Michigan Democrats and Republicans are moving closer to holding a closed presidential primary that would be the first joint primary in 16 years, people familiar with the negotiations said Friday.
Top-level Democrats discussed Friday whether to have a primary or a caucus, with opinion leaning toward holding a primary on Jan. 15, according to those in on the negotiations who asked not to be identified because the matter is not yet resolved.
They added that a mid-January primary would make the state more relevant in choosing the presidential nominee, although backers of presidential candidate John Edwards prefer a caucus.
Democratic Gov. Jennifer Granholm's spokeswoman, Liz Boyd, confirmed that there was a conference call by party leaders "that agreed to an early primary that will make Michigan extremely relevant in the presidential nominating process."
"We anticipate an earlier date will be settled upon," Boyd said. "It's a good decision because it allows Michigan to put front and center the issues of health care, trade and manufacturing before whomever the next president will be."
Michigan Democratic Chairman Mark Brewer, who still plans to present plans for a caucus to the Democratic National Committee as a possible alternative, said no agreement has been reached, but "we still are open to negotiations on a primary."

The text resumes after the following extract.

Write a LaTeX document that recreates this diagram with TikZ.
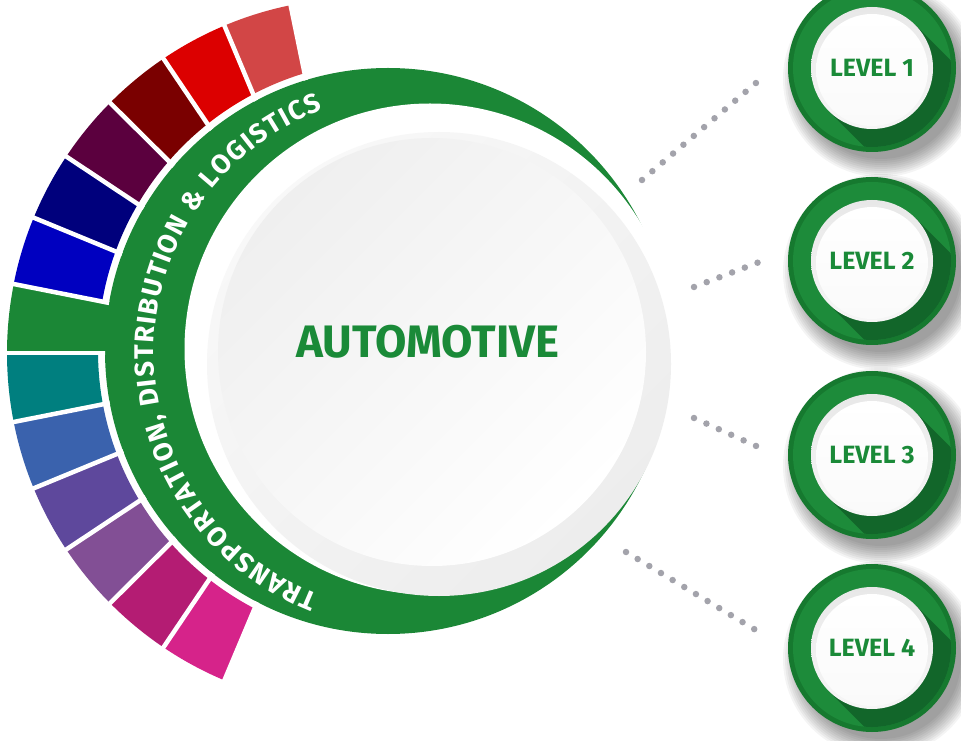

State GOP Chairman Saul Anuzis told The Associated Press that Republicans would back a Jan. 15 primary if Senate Majority Leader Mike Bishop, a Republican, and Democratic House Speaker Andy Dillon propose legislation to hold the primary on that date.
The move would put Michigan ahead of the South Carolina Republican primary, which last week moved up to Jan. 19, and the Nevada Republican and Democratic caucuses, also scheduled for that date. It also could give New Hampshire more impetus to move up its primary to early January to keep its first-in-the-nation status, and may encourage Iowa to hold its caucuses in 2007.
"Republicans have said all along that holding a presidential primary on February 5 or earlier is in the best interest of the state of Michigan," Anuzis said Friday. "It ensures maximum participation by Republican activists and supporters."
Anuzis added that, while holding a January primary is not Republicans' first choice, holding a Jan. 15 joint primary with Democrats would put Michigan at the forefront of the presidential race.
Michigan Sen. Carl Levin, who led the effort to end the lock Iowa and New Hampshire had as the first two presidential contests, had suggested Michigan go as early as Jan. 8. But fears that clerks would have trouble handling absentee ballots over the December holidays and that candidates might not come during the holiday period put a damper on going that early.
Michigan last held a joint closed presidential primary in 1992, but the parties moved away from it because voters didn't like having to register their party preference with a local clerk before they could vote.
To vote in next year's presidential primary, voters would have to allow elections officials to record whether they choose a Republican or Democratic ballot at the polling place. That information would go to the political parties, but no public record would be kept and no party registration would be required.
State Elections Division director Chris Thomas said a joint primary would drastically increase the number of people who would choose Michigan's presidential favorites next year.
More than 1 million people voted in the 1992 presidential primaries, compared to about 160,000 who voted in the Democratic presidential caucuses in 2004, a year in which no GOP primary was held. About 5,000 GOP delegates would choose a Republican nominee at a state convention next year if a joint primary isn't held.
Michigan Republicans held a 2000 presidential primary that was open to all voters. But Anuzis said it was clear independents and Democrats voted in that election, something both parties hope to avoid by having elections officials record which ballot voters take if a joint primary is held.
Both national parties have tried to keep states from moving their primaries into January, saying they will penalize states that schedule nominating contests before Feb. 5 by withholding half of their delegates to the conventions next summer.
That didn't keep Florida from moving up its Republican and Democratic primaries to Jan. 29, or South Carolina Republicans from moving their contest to Jan. 19. Iowa is scheduled to hold its contest Jan. 14 and the DNC wants New Hampshire to go on Jan. 22, but both are likely to move up their elections as other states move ahead.